"Gitmekle Nereye Kadar?"
"Git da Gelme." sloganı, son dönemde ebeveynlerimiz ve akrabalarımız arasında sıkça duyulan bir ifade haline geldi.
"Git da Gelme." sloganı, son dönemde ebeveynlerimiz ve akrabalarımız arasında sıkça duyulan bir ifade haline geldi. Bu kısa cümle, genellikle "Bu memleketten bir şey olmaz" gibi karamsar bir görüşün ardından gelir. Ancak artık bu moral bozucu yaklaşımın yerine, "Hayır efendim, bu memleketten çok şey olur" diyebilmenin zamanı geldi de geçiyor!
"Git da Gelme" felsefesi aslında Kıbrıs Türk toplumuna yapılmış derin bir hakarettir. Hükümet ettiğini iddia edenlerin kişisel çıkarları için kaynakları harcaması, sahte diplomalarla, usulsüz sınavsız atamalarla gençlerin geleceğini ipotek altına almaktadır. Bu düzen, gençliğin umutlarını söndürüp, geleceklerini karartmak ve biat kültürüne alıştırma çabasıdır. Ancak bizleri, yıllardır sistemin baskısı altında ezmeye çalışan, umutsuzluğa sürüklemek için korkutma politikaları üreten bu zihniyete Kıbrıs Türk gençliği olarak dur demek zorundayız. Çünkü sessiz kaldıkça sadece kaybederiz ve artık böyle bir lüksümüz yok, olmamalı. Bu adaletsizliğe karşı sesimizi yükseltmeli, haklarımızı savunmalıyız. Kaynakların adil ve etkin bir şekilde kullanılması için mücadele etmeli, gerçeklerin üzerini örtenlere karşı durmalıyız. Biz gençler, ülkemizin geleceğini şekillendiren güçlü birer aktörüz ve bu sorumluluğun bilincindeyiz.
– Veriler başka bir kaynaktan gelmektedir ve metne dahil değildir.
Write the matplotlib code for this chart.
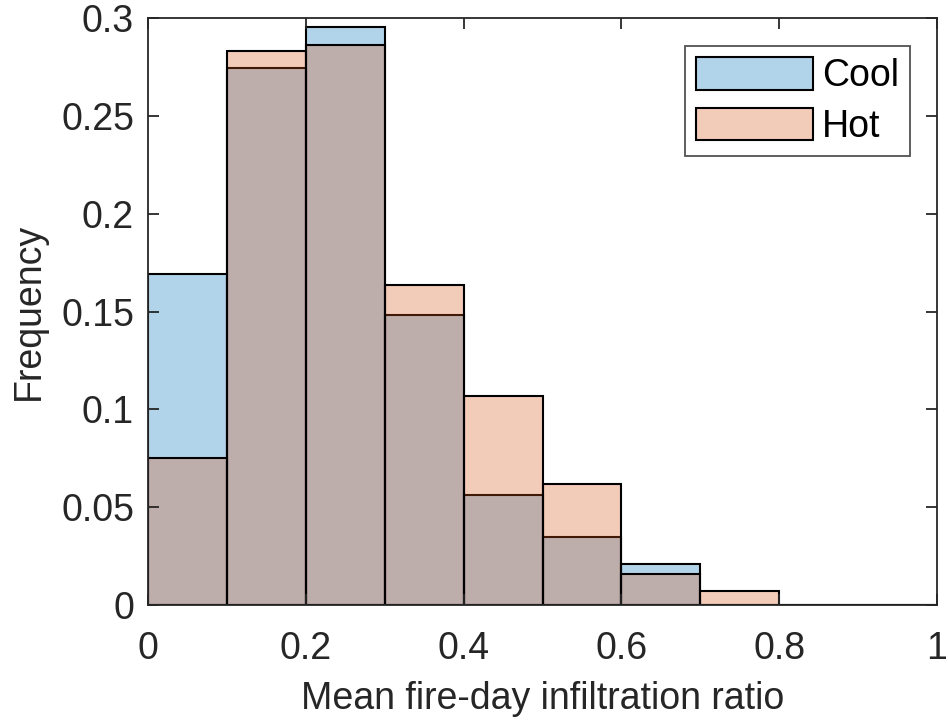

Ancak bu sorumluluğun bilinciyle hareket ederken, birlik ve dayanışma içinde olmalı ve bu haklı mücadelede yerimizi almalıyız. Birbirimize destek olmalı, güçlerimizi birleştirerek daha etkili adımlar atmalıyız. Ülkemizin yönetiminde söz sahibi olmak için sadece eleştirmek yetmez, aynı zamanda çözüm önerileri sunmalıyız. Gençler olarak, geleceğimizi şekillendirecek kararların alınmasında etkin bir rol oynamalıyız.
Kıbrıs Türk gençliği, her geçen gün ekonomik ve sosyal anlamda daha fazla gerilemenin peşinde mi sürüklenecek? yoksa Kendi ülkesinde ikinci sınıf vatandaş olmayı kabul mu edecek? Hiç sanmıyorum. Artık harekete geçme zamanı geldi çattı. Kıbrıs Türk genci, kendi kaderini ülkesinde belirleme hakkına sahiptir ve sokaklar, caddeler artık bu hak arayışının yuvasıdır..
Unutmayalım ki, değişim ve dönüşüm ancak biz gençlerin aktif katılımıyla mümkün olacaktır. Geleceğimizi güvence altına almak için susmamalı, haklarımızı aramalı ve mücadelemizi sürdürmeliyiz. Çünkü biz, umut dolu bir geleceğin teminatıyız ve bu ülkeyi çok seviyoruz. Onu korumak en büyük hedefimiz.